Iniciadas las conversaciones, Briones asumió como Ministro del Interior, momento en cual Aylwin le informó que ya no podrían seguir reuniéndose, porque el partido le había prohibido cualquier diálogo con el gobierno.
Los hechos se fueron precipitando. El lunes 10 de septiembre el cardenal respondió un cuestionario para la revista Chile Hoy. En él resumió la actitud de la Iglesia frente al gobierno durante estos tres años, como de “permanente súplica, de oración, de palabras y de amonestaciones, plagadas de hechos y testimonios, a través de los cuales hemos reiteradamente implorado, para que los cambios sociales, que desde hace más de tres años se han venido realizando en Chile, se verifiquen hoy a través de la solidaridad y no del conflicto, del consenso y no de la confrontación, por el camino de la paz y del respeto del derecho de todos, y no por la violencia y la destrucción”.
Consultado sobre las circunstancias actuales que está viviendo el país, señaló: “Yo creo que no podemos continuar con un ‘diálogo indefinido’. Ha llegado la hora de transformar el diálogo en hechos concretos”.
El tiempo se había acabado.
“Respuestas del señor cardenal a Chile Hoy. 10 de septiembre de 1973”
El 11 de septiembre el cardenal, como de costumbre, se levantó temprano, se dirigió a la capilla para la oración de la mañana. Al rato, recibió un llamado del obispo Juan Manuel Santos informándole sobre una “sublevación militar” y “que derrocaban al gobierno”. Cerca de las 15 horas, se enteró que el presidente Allende “había muerto en La Moneda, aparentemente suicidado”. (Memorias, p. 496) Al día siguiente, algunos obispos se reunieron en su casa y redactaron una declaración en que “se afinó cada línea, cada palabra, hasta que estuvimos conformes”. (Memorias, p. 498)
En ella, afirmaron:
1.- Consta al país que los Obispos hicimos cuanto estuvo de nuestra parte porque se mantuviera Chile dentro de la Constitución y de la Ley y se evitara cualquier desenlace violento como el que ha tenido nuestra crisis institucional. Desenlace que los miembros de la Junta de Gobierno han sido los primeros en lamentar.
2.- Nos duele inmensamente y nos oprime la sangre que ha enrojecido nuestras calles, nuestras poblaciones y nuestras fábricas -sangre de civiles y sangre de soldados- y las lágrimas de tantas mujeres y niños.
3.- Pedimos respeto por los caídos en la lucha y, en primer lugar, por el que fue hasta el martes 11 de septiembre, Presidente de la República.
4.- Pedimos moderación frente a los vencidos.
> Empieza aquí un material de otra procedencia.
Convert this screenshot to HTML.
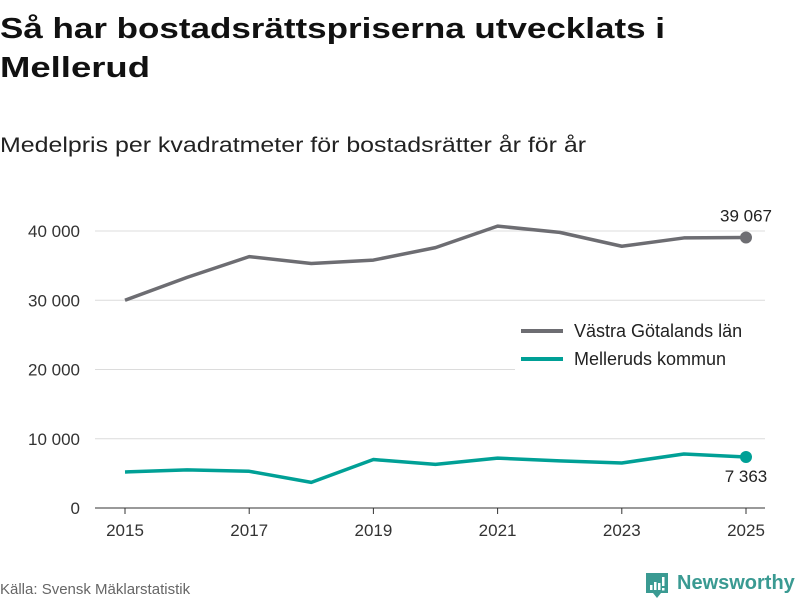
<!DOCTYPE html>
<html><head><meta charset="utf-8"><style>
html,body{margin:0;padding:0;background:#fff;width:800px;height:600px;overflow:hidden}
svg text{font-family:"Liberation Sans","DejaVu Sans",sans-serif}
</style></head><body>
<svg id="chart" width="800" height="600" viewBox="0 0 800 600" xmlns="http://www.w3.org/2000/svg">
<text x="0" y="38" font-size="29" font-weight="bold" fill="#111" textLength="665" lengthAdjust="spacingAndGlyphs">Så har bostadsrättspriserna utvecklats i</text>
<text x="0" y="77" font-size="29" font-weight="bold" fill="#111" textLength="150" lengthAdjust="spacingAndGlyphs">Mellerud</text>
<text x="0" y="152" font-size="21" fill="#222" textLength="586" lengthAdjust="spacingAndGlyphs">Medelpris per kvadratmeter för bostadsrätter år för år</text>
<g id="grid"></g>
<g id="axes"></g>
<g id="series"></g>
<g>
<rect x="515" y="315" width="250" height="60" fill="#fff"/>
<g>
<line x1="521" y1="331" x2="563" y2="331" stroke="#6d6d72" stroke-width="4"/>
<text x="574" y="337" font-size="18" fill="#222">Västra Götalands län</text></g>
<g>
<line x1="521" y1="359" x2="563" y2="359" stroke="#00a096" stroke-width="4"/>
<text x="574" y="365" font-size="18" fill="#222">Melleruds kommun</text></g>
</g>
<text x="0" y="594" font-size="15" fill="#666">Källa: Svensk Mäklarstatistik</text>
<g>
<path d="M646 573 h22 v20 h-7 l-4 5 l-4 -5 h-7z" fill="#3a9a92"/>
<rect x="650" y="585" width="2.5" height="5" fill="#fff"/><rect x="654" y="582" width="2.5" height="8" fill="#fff"/><rect x="658" y="583" width="2.5" height="7" fill="#fff"/><rect x="662" y="577" width="2.5" height="9" fill="#fff"/><rect x="662" y="588" width="2.5" height="2.5" fill="#fff"/>
<text x="677" y="589" font-size="20" font-weight="bold" fill="#3a9a92">Newsworthy</text>
</g>
</svg>
<script>
const years = [2015,2016,2017,2018,2019,2020,2021,2022,2023,2024,2025];
const vastraValues = [30000,33300,36300,35300,35800,37600,40700,39800,37800,39000,39067];
const melleurdValues = [5200,5500,5300,3700,7000,6300,7200,6800,6500,7800,7363];
const yTicks = [0,10000,20000,30000,40000];
const yTickLabels = ["0","10 000","20 000","30 000","40 000"];
const xTicks = [2015,2017,2019,2021,2023,2025];
const NS="http://www.w3.org/2000/svg";
const x = v => 125 + (v-2015)*(746-125)/10;
const y = v => 508 - v*(508-231)/40000;
function mk(tag, attrs, parent){const e=document.createElementNS(NS,tag);for(const k in attrs)e.setAttribute(k,attrs[k]);parent.appendChild(e);return e;}
const grid=document.getElementById('grid'), axes=document.getElementById('axes'), series=document.getElementById('series');
yTicks.forEach((t,i)=>{
  const l=mk('line',{x1:95,x2:765,y1:y(t),y2:y(t),stroke:t===0?'#333':'#dcdcdc','stroke-width':1},grid);
  
  
  const tx=mk('text',{x:80,y:y(t)+6,'font-size':17,fill:'#333','text-anchor':'end'},axes);
  tx.textContent=yTickLabels[i];
  
  
});
xTicks.forEach(t=>{
  const l=mk('line',{x1:x(t),x2:x(t),y1:508,y2:514,stroke:'#333'},axes);
  
  
  const tx=mk('text',{x:x(t),y:536,'font-size':17,fill:'#333','text-anchor':'middle'},axes);
  tx.textContent=t;
  
  
});
function drawSeries(vals,color,name,labelDy){
  const p=mk('polyline',{points:vals.map((v,i)=>x(years[i])+','+y(v)).join(' '),fill:'none',stroke:color,'stroke-width':3.5,'stroke-linejoin':'round'},series);
  
  
  const last=vals.length-1;
  const c=mk('circle',{cx:x(years[last]),cy:y(vals[last]),r:6,fill:color},series);
  
  
  const t=mk('text',{x:x(years[last]),y:y(vals[last])+labelDy,'font-size':17,fill:'#222','text-anchor':'middle'},series);
  t.textContent=String(vals[last]).replace(/\B(?=(\d{3})+(?!\d))/g,' ');
  
  
}
drawSeries(vastraValues,'#6d6d72','vastra',-16);
drawSeries(melleurdValues,'#00a096','mellerud',25);
</script>
</body></html>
Que no haya innecesarias represalias. Que se tome en cuenta el sincero idealismo que inspiró a muchos de los que hoy han sido derrotados. Que se acabe el odio, que vuelva la hora de la reconciliación.
5.- Confiamos que los adelantos logrados en Gobiernos anteriores por la clase obrera y campesina, no volverán atrás y, por el contrario, se mantendrán y se acrecentarán hasta llegar a la plena igualdad y participación de todos en la vida nacional.
6.- Confiando en el patriotismo y el desinterés que han expresado los que han asumido la difícil tarea de restaurar el orden institucional y la vida económica del país, tan gravemente alterados, pedimos a los chilenos que, dadas las actuales circunstancias, cooperen a llevar a cabo esta tarea, y sobre todo, con humildad y con fervor, pedimos a Dios que los ayude.
7.- La cordura y el patriotismo de los chilenos, unidos a la tradición de democracia y de humanismo de nuestras Fuerzas Armadas, permitirán que Chile pueda volver muy luego a la normalidad institucional, como lo han prometido los mismos integrantes de la Junta de Gobierno y reiniciar su camino de progreso en la Paz.
El Comité Permanente
†CARD. RAUL SILVA HENRIQUEZ Presidente; †JOSE MANUEL SANTOS ASCARZA, Obispo de Valdivia; †OROZIMBO FUENZALIDA, Obispo de Los Ángeles; †BERNARDINO PIÑERA CARVALLO, Obispo de Temuco; †SERGIO CONTRERAS NAVIA, Secretario ad hoc del C. P.